Si l’on veut se convaincre de cette fusion des systèmes, il suffit de les écouter : ils ne nous parlent que d’économie et, quand on les interroge sur les sujets qui nous préoccupent, ils ne savent pas nous répondre sans nous parler encore et toujours d’économie, comme si la croissance du bonheur était indexée sur celle du PIB. Et comment mieux nommer ce Système qui est un système d’exploitation au sens informatique du terme, un OS, qu’en parlant de démocratie libérale ; un système qui n’est pas plus démocratique que libéral, et qui se reconnait justement à ce mésusage systématique des concepts (systématique, car il fait système). Plutôt que de donner en Occident le pouvoir au peuple et d’y construire des démocraties, on garde notre système ploutocratique et on le nomme démocratie. Plutôt que de construire un système libéral, on nomme celui que l’on privilégie libéral ou néo-libéral.

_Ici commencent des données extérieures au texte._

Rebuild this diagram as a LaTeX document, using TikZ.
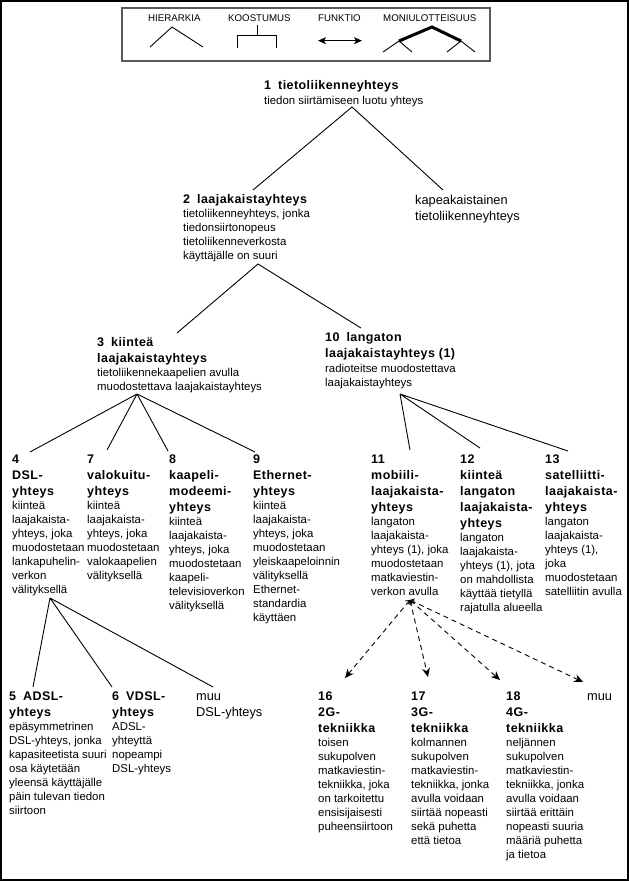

Plutôt que d’avouer que les deux principes majeurs du Système sont : dépendance et surveillance des populations, on préfère parler de confort et de sécurité des gens. C’est ainsi qu’on n’installe plus dans nos villes des caméras de surveillance, mais des caméras de sécurité. C’est ainsi qu’on justifie toute nouvelle mise sous tutelle, infantilisation des usagers par le souci de leur confort, confort des poules derrière les grillages de leur poulailler, des vaches au pré. Et je ne parle pas ici spécifiquement des services de l’État, mais de l’attelage fatal que je viens d’évoquer : car nous sommes tout autant surveillés par l’État que par le Marché, tout autant rendus dépendants par l’un que par l’autre. En fait, ils nous veulent comme des animaux de rente, nus, fragiles et dociles, de la naissance à la mort, sans rien posséder en propre, ni biens matériels ni désirs singuliers ni pensées propres, ni intimité, des enfants sous surveillance, sans vraies responsabilités et sans aucune autonomie. Donc sans liberté. Car la liberté, c’est l’autonomie, ce que j’appelle l’individualisme et qui est tout sauf un égoïsme.

 J’évoquais une absence de clivage… toutes les formations politiques que j’ai nommées et dont certaines rêvent de faire la révolution, c’est-à-dire de prendre le pouvoir par la force, acceptent ce Système, c’est-à-dire ces principes de dépendance et de surveillance des populations, le refus de la démocratie au profit d’une dictature bureaucratique et orwellienne qu’on qualifiera selon les circonstances, humanitariste ou religieuse, de contrainte climatique ou du Marché, une dictature de la raison technocratique ou du prolétariat ; mais il s’agit toujours d’idéologie, et certains en rajouteraient bien une couche. En fait, un clivage existe, mais doit être cherché ailleurs, justement entre ceux qui acceptent ce Système – appelons-les comme on veut : les approuveurs du monde, les conformistes… – et ceux qui le réprouvent, le contestent, le vomissent, le conchient. Et quitte à jouer sur les mots, à les revisiter, je distinguerai ici, pour prendre en compte la situation présente, les bourgeois et les réfractaires. J’aurais préféré revendiquer le terme d’insoumis, comme en d’autres temps je me disais mécréant, mais ces mots ont été préemptés et salis, soit en en les transformant en anathème, soit en pure formule de com, et précisément par des esprits totalitaires.